- _Recorded information_:

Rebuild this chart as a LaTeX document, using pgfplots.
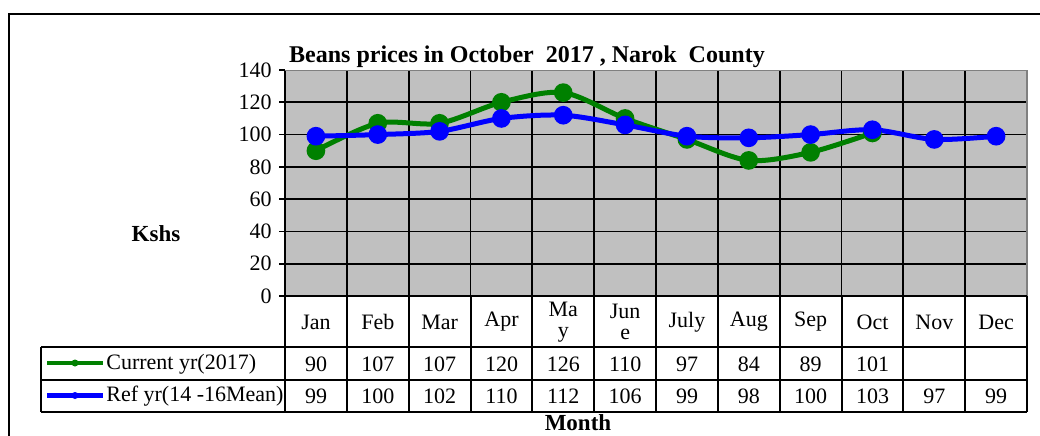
\documentclass[border=0pt]{standalone}
\usepackage{pgfplots}
\pgfplotsset{compat=1.18}
\usepackage{fontspec}
\setmainfont{Liberation Serif}
\definecolor{bggray}{HTML}{C0C0C0}
\definecolor{xlgreen}{HTML}{008000}
\definecolor{xlblue}{HTML}{0000FF}
\begin{document}
\fontsize{11}{13}\selectfont
\begin{tikzpicture}
\useasboundingbox (0,0) rectangle (520pt,-217.5pt);
% outer frame
\begin{scope}[x=0.5pt,y=-0.5pt]
\draw[line width=1.1pt] (9,460) -- (9,14) -- (1060,14);
\end{scope}
\begin{axis}[
  at={(142.5pt,-148pt)}, anchor=south west,
  scale only axis, width=371pt, height=113pt,
  xmin=-0.5, xmax=11.5, ymin=0, ymax=140,
  xtick={-0.5,0.5,...,10.5}, xticklabels={},
  ytick={0,20,...,120}, extra y ticks={140},
  extra tick style={grid=none},
  ytick pos=left,
  xmajorgrids, ymajorgrids,
  grid style={black, line width=0.9pt},
  major x tick style={draw=none},
  tick align=outside, major tick length=3pt,
  y tick style={black, line width=0.9pt},
  axis line style={draw=none},
  axis background/.style={fill=bggray},
  /pgf/number format/assume math mode=true,
  yticklabel style={font=\fontsize{11}{13}\selectfont, inner sep=3.5pt},
  clip=false,
]
\addplot[xlgreen, line width=2.5pt, smooth, tension=0.5, mark=*, mark size=3.4pt, mark options={solid, fill=xlgreen}]
  coordinates {(0,90)(1,107)(2,107)(3,120)(4,126)(5,110)(6,97)(7,84)(8,89)(9,101)};
\addplot[xlblue, line width=2.5pt, smooth, tension=0.5, mark=*, mark size=3.4pt, mark options={solid, fill=xlblue}]
  coordinates {(0,99)(1,100)(2,102)(3,110)(4,112)(5,106)(6,99)(7,98)(8,100)(9,103)(10,97)(11,99)};
\end{axis}
\begin{scope}[x=0.5pt,y=-0.5pt]
% plot border
\draw[gray, line width=0.8pt] (285,70.5) -- (1027,70.5) -- (1027,296);
\draw[black, line width=1pt] (285,70.5) -- (285,296);
% table
\draw[line width=1pt] (285,296) -- (1027,296);
\foreach \k in {0,...,12} {
  \draw[line width=1pt] ({285+61.833*\k},296) -- ({285+61.833*\k},412);
}
\draw[line width=1pt] (41,347) -- (1027,347);
\draw[line width=1pt] (41,379.5) -- (1027,379.5);
\draw[line width=1pt] (41,412) -- (1027,412);
\draw[line width=1pt] (41,347) -- (41,412);
% header labels
\foreach \m [count=\i from 0] in {Jan,Feb,Mar,Apr,{Ma\\y},{Jun\\e},July,Aug,Sep,Oct,Nov,Dec} {
  \node[align=center, font=\fontsize{11}{10.5}\selectfont, inner sep=0pt] at ({316+61.833*\i},322) {\m};
}
\foreach \v [count=\i from 0] in {90,107,107,120,126,110,97,84,89,101} {
  \node[inner sep=0pt] at ({316+61.833*\i},364) {\v};
}
\foreach \v [count=\i from 0] in {99,100,102,110,112,106,99,98,100,103,97,99} {
  \node[inner sep=0pt] at ({316+61.833*\i},396) {\v};
}
% legend keys
\draw[xlgreen, line width=2.2pt] (47,363) -- (103,363);
\fill[xlgreen] (75,363) circle (3.5);
\draw[xlblue, line width=2.2pt] (47,395.5) -- (103,395.5);
\fill[xlblue] (75,395.5) circle (3.5);
\node[anchor=west, inner sep=0pt] at (106,364) {Current yr(2017)};
\node[anchor=west, inner sep=0pt] at (106,396) {Ref yr(14 -16Mean)};
% titles
\node[font=\bfseries\fontsize{12}{14}\selectfont, inner sep=0pt] at (527,57) {Beans prices in October\ \ 2017 , Narok\ \ County};
\node[font=\bfseries\fontsize{11.5}{13}\selectfont, inner sep=0pt] at (156,234) {Kshs};
\node[font=\bfseries\fontsize{11.5}{13}\selectfont, inner sep=0pt, anchor=north] at (578,414) {Month};
\end{scope}
\end{tikzpicture}
\end{document}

- _Exercise description_: Give every line above again exactly, with no pictures.

- _Task output_:
Rebuild this chart as a LaTeX document, using pgfplots.
\documentclass[border=0pt]{standalone}
\usepackage{pgfplots}
\pgfplotsset{compat=1.18}
\usepackage{fontspec}
\setmainfont{Liberation Serif}
\definecolor{bggray}{HTML}{C0C0C0}
\definecolor{xlgreen}{HTML}{008000}
\definecolor{xlblue}{HTML}{0000FF}
\begin{document}
\fontsize{11}{13}\selectfont
\begin{tikzpicture}
\useasboundingbox (0,0) rectangle (520pt,-217.5pt);
% outer frame
\begin{scope}[x=0.5pt,y=-0.5pt]
\draw[line width=1.1pt] (9,460) -- (9,14) -- (1060,14);
\end{scope}
\begin{axis}[
  at={(142.5pt,-148pt)}, anchor=south west,
  scale only axis, width=371pt, height=113pt,
  xmin=-0.5, xmax=11.5, ymin=0, ymax=140,
  xtick={-0.5,0.5,...,10.5}, xticklabels={},
  ytick={0,20,...,120}, extra y ticks={140},
  extra tick style={grid=none},
  ytick pos=left,
  xmajorgrids, ymajorgrids,
  grid style={black, line width=0.9pt},
  major x tick style={draw=none},
  tick align=outside, major tick length=3pt,
  y tick style={black, line width=0.9pt},
  axis line style={draw=none},
  axis background/.style={fill=bggray},
  /pgf/number format/assume math mode=true,
  yticklabel style={font=\fontsize{11}{13}\selectfont, inner sep=3.5pt},
  clip=false,
]
\addplot[xlgreen, line width=2.5pt, smooth, tension=0.5, mark=*, mark size=3.4pt, mark options={solid, fill=xlgreen}]
  coordinates {(0,90)(1,107)(2,107)(3,120)(4,126)(5,110)(6,97)(7,84)(8,89)(9,101)};
\addplot[xlblue, line width=2.5pt, smooth, tension=0.5, mark=*, mark size=3.4pt, mark options={solid, fill=xlblue}]
  coordinates {(0,99)(1,100)(2,102)(3,110)(4,112)(5,106)(6,99)(7,98)(8,100)(9,103)(10,97)(11,99)};
\end{axis}
\begin{scope}[x=0.5pt,y=-0.5pt]
% plot border
\draw[gray, line width=0.8pt] (285,70.5) -- (1027,70.5) -- (1027,296);
\draw[black, line width=1pt] (285,70.5) -- (285,296);
% table
\draw[line width=1pt] (285,296) -- (1027,296);
\foreach \k in {0,...,12} {
  \draw[line width=1pt] ({285+61.833*\k},296) -- ({285+61.833*\k},412);
}
\draw[line width=1pt] (41,347) -- (1027,347);
\draw[line width=1pt] (41,379.5) -- (1027,379.5);
\draw[line width=1pt] (41,412) -- (1027,412);
\draw[line width=1pt] (41,347) -- (41,412);
% header labels
\foreach \m [count=\i from 0] in {Jan,Feb,Mar,Apr,{Ma\\y},{Jun\\e},July,Aug,Sep,Oct,Nov,Dec} {
  \node[align=center, font=\fontsize{11}{10.5}\selectfont, inner sep=0pt] at ({316+61.833*\i},322) {\m};
}
\foreach \v [count=\i from 0] in {90,107,107,120,126,110,97,84,89,101} {
  \node[inner sep=0pt] at ({316+61.833*\i},364) {\v};
}
\foreach \v [count=\i from 0] in {99,100,102,110,112,106,99,98,100,103,97,99} {
  \node[inner sep=0pt] at ({316+61.833*\i},396) {\v};
}
% legend keys
\draw[xlgreen, line width=2.2pt] (47,363) -- (103,363);
\fill[xlgreen] (75,363) circle (3.5);
\draw[xlblue, line width=2.2pt] (47,395.5) -- (103,395.5);
\fill[xlblue] (75,395.5) circle (3.5);
\node[anchor=west, inner sep=0pt] at (106,364) {Current yr(2017)};
\node[anchor=west, inner sep=0pt] at (106,396) {Ref yr(14 -16Mean)};
% titles
\node[font=\bfseries\fontsize{12}{14}\selectfont, inner sep=0pt] at (527,57) {Beans prices in October\ \ 2017 , Narok\ \ County};
\node[font=\bfseries\fontsize{11.5}{13}\selectfont, inner sep=0pt] at (156,234) {Kshs};
\node[font=\bfseries\fontsize{11.5}{13}\selectfont, inner sep=0pt, anchor=north] at (578,414) {Month};
\end{scope}
\end{tikzpicture}
\end{document}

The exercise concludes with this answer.